Recently I had discovered a program where I could return to college to obtain my B.A. Degree in 16 months, with only one evening class a week.  After completing this program, I would be able to complete my Masters through the very same program with a few additional evening classes after work.  I was very excited several months ago about this prospect and was told I needed intermediate algebra to get into the program.  I took the course through the university (never had touched an algebra problem) and ended up doing very well, but it sure added a ton of stress to me physically and affected all other arenas of my life.  I then found out I have about 28 undergraduate credits to complete along with the program.  I decided I would put off the university and pick away at some online courses through our local community college until I could have enough units and go into the university program clean and fresh.

So, off I go, my little happy Al-anon self, taking on 9 units on top of my full time job that has had major administrative changes in the last three months, including the retirement of two judges and the court executive officer, essentially putting a whole new admin in place.  I found very quickly how stressed I was when opening my online course to look and see what was going to be expected of me.  I must admit, I thought it was going to be a little of a cake walk (there go those expectation:) .  It was not, the work load was massive for my schedule right now and I could feel my tension growing.  I kept putting pressure on myself, starting spinning out of control, pure fear that I would fail.  I then realized something.  I will be working at my current job for a minimum of 9 more years.  I have time, something I never have allowed myself once I get an idea or goal, got to get it done, done as quickly as possible and with outstanding grades.  I prayed about it, and realized I had not purchased my books yet and that I would drop one class.  Before the end of the week, I dropped them all.  I have the book for one of the classes and will start that in the Summer semester and see how I do with online courses.

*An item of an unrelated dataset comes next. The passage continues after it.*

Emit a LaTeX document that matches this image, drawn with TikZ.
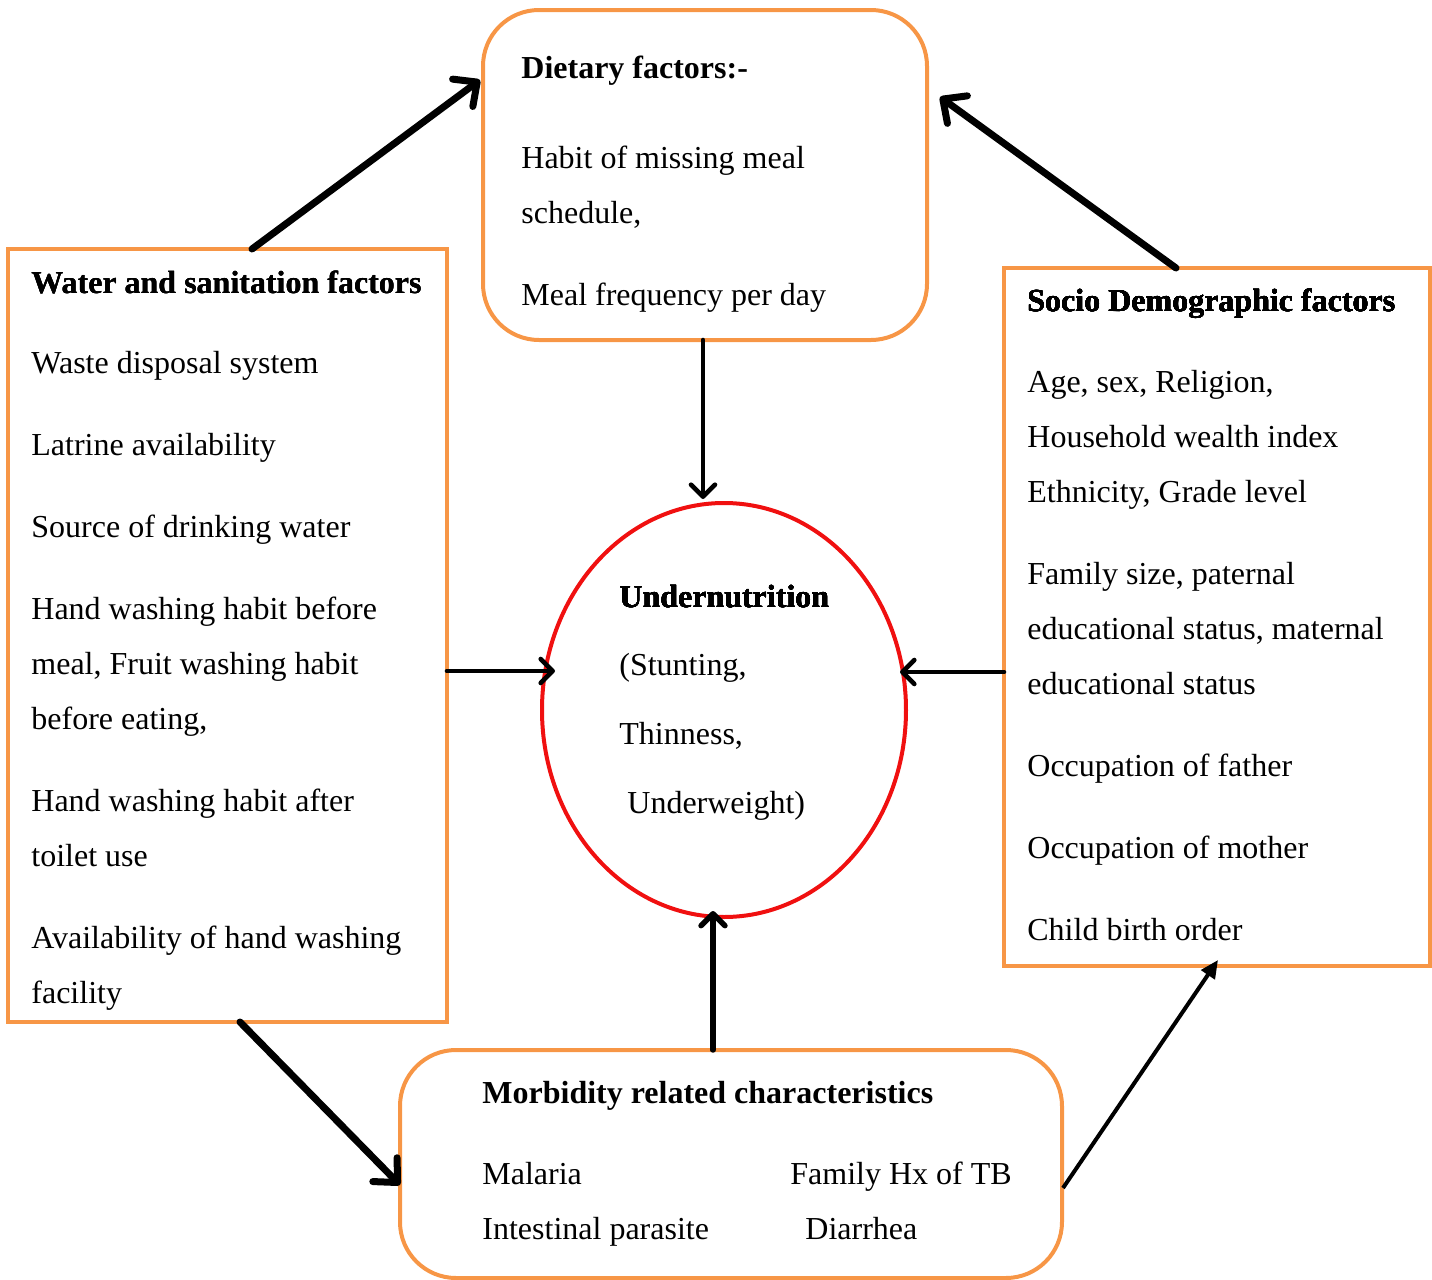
\documentclass[tikz,border=0pt]{standalone}
\usepackage{fontspec}
\setmainfont{Liberation Serif}
\usetikzlibrary{calc}
\usetikzlibrary{shapes.geometric}
\usetikzlibrary{arrows.meta}
\definecolor{box-orange}{HTML}{F79646}
\definecolor{oval-red}{HTML}{F01010}
\tikzstyle{factorbox}=[draw=box-orange,line width=2pt,inner sep=0pt,outer sep=0pt]
\tikzstyle{roundbox}=[factorbox,rounded corners=28pt]
\tikzstyle{factortext}=[anchor=base west,inner sep=0pt,font=\fontsize{16}{19}\selectfont]
\tikzstyle{titletext}=[factortext,font=\fontsize{16}{19}\selectfont\bfseries]
\tikzstyle{bigarrow}=[line width=3.5pt,line cap=round,-{Straight Barb[length=9pt,width=17pt,round]}]
\tikzstyle{midarrow}=[line width=2.3pt,line cap=round,-{Straight Barb[length=6pt,width=12pt,round]}]
\tikzstyle{thinarrow}=[line width=2pt,-{Triangle[length=9pt,width=8pt]}]
\newcommand{\factorline}[4]{
  \node[factortext] (#1) at (#2,#3) {#4};
}
\begin{document}
\begin{tikzpicture}[x=0.5pt,y=-0.5pt]
	\useasboundingbox (0,0) rectangle (1432,1280);
	% boxes
	\node[roundbox,minimum width=222pt,minimum height=165pt] (diet) at (705,175) {};
	\node[factorbox,minimum width=219.5pt,minimum height=386.5pt] (water) at (227.5,635.5) {};
	\node[factorbox,minimum width=213pt,minimum height=349pt] (socio) at (1217,617) {};
	\node[roundbox,minimum width=331pt,minimum height=114pt] (morb) at (731,1164) {};
	\node[ellipse,draw=oval-red,line width=2pt,minimum width=182pt,minimum height=207pt,inner sep=0pt] (under) at (724,710) {};
	% dietary factors
	\node[titletext] (dtitle) at (521,78) {Dietary factors:-};
	\foreach \y/\t [count=\i] in {168/{Habit of missing meal},223/{schedule,},305/{Meal frequency per day}}
		\factorline{d\i}{521}{\y}{\t}
	% water and sanitation
	\node[titletext] (wtitle) at (31,293) {Water and sanitation factors};
	\foreach \y/\t [count=\i] in {373/{Waste disposal system},455/{Latrine availability},537/{Source of drinking water},619/{Hand washing habit before},674/{meal, Fruit washing habit},729/{before eating,},811/{Hand washing habit after},866/{toilet use},948/{Availability of hand washing},1003/{facility}}
		\factorline{w\i}{31}{\y}{\t}
	% socio demographic
	\node[titletext] (stitle) at (1027,311) {Socio Demographic factors};
	\foreach \y/\t [count=\i] in {392/{Age, sex, Religion,},447/{Household wealth index},502/{Ethnicity, Grade level},584/{Family size, paternal},639/{educational status, maternal},694/{educational status},776/{Occupation of father},858/{Occupation of mother},940/{Child birth order}}
		\factorline{s\i}{1027}{\y}{\t}
	% undernutrition
	\node[titletext] (utitle) at (619,607) {Undernutrition};
	\factorline{u1}{619}{675}{(Stunting,}
	\factorline{u2}{619}{744}{Thinness,}
	\factorline{u3}{627}{813}{Underweight)}
	% morbidity
	\node[titletext] (mtitle) at (482,1103) {Morbidity related characteristics};
	\factorline{m1}{482}{1184}{Malaria}
	\factorline{m2}{482}{1239}{Intestinal parasite}
	\factorline{m3}{790}{1184}{Family Hx of TB}
	\factorline{m4}{805}{1239}{Diarrhea}
	% connectors
	\draw[bigarrow] ($(water.north)+(24.5,0)$) -- ($(diet.west)+(-3,-95)$);
	\draw[bigarrow] ($(socio.north)+(-41,0)$) -- ($(diet.east)+(13,-78)$);
	\draw[midarrow] ($(diet.south)+(-2,0)$) -- ($(under.north)+(-21,-2)$);
	\draw[midarrow] ($(water.east)+(0,35.5)$) -- ($(under.west)+(15,-39)$);
	\draw[midarrow] ($(socio.west)+(0,55)$) -- ($(under.east)+(-8,-38)$);
	\draw[line width=2.7pt,line cap=round,-{Straight Barb[length=6pt,width=12pt,round]}] ($(morb.north)+(-18,0)$) -- ($(under.south)+(-11,-8)$);
	\draw[bigarrow] ($(water.south)+(12.5,0)$) -- ($(morb.west)+(0,21)$);
	\draw[thinarrow] ($(morb.east)+(1,24)$) -- ($(socio.south)+(1,-6)$);
\end{tikzpicture}
\end{document}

I guess my point in all this gibberish is that I allowed myself a break from the very high expectations I placed on myself at this point.  I just had surgery, just returned to work this past week and have a 12 day vacation planned in February, I simply am not in the right frame of mind to start my schooling.  I realized it was not my priority right now.  My priority is to work on my program on a daily basis.  This is something I have a hard time with.  I need to treat my program like a class that I really enjoy with some homework.  The class is the meetings, sponsor meetings, counseling meetings and this blog.  The homework is always where I get stuck.  That is the follow-through work, the reading, the meditation, the self care, etc.  When I am on track and doing the best I can, I see and feel the positive changes it makes in my life.  So again, I am learning that I can still return to school, but it is not an emergency for me, and I want to return to school and enjoy it this time around.  I want it to be on my terms, not because I need to hash out a career path so I can pay bills and support my son as a single mom.  I have the freedom to never return to school again if I so choose.  It is not all or nothing, and the more I am learning that, the better I feel about myself and trust myself.  It is a great feeling.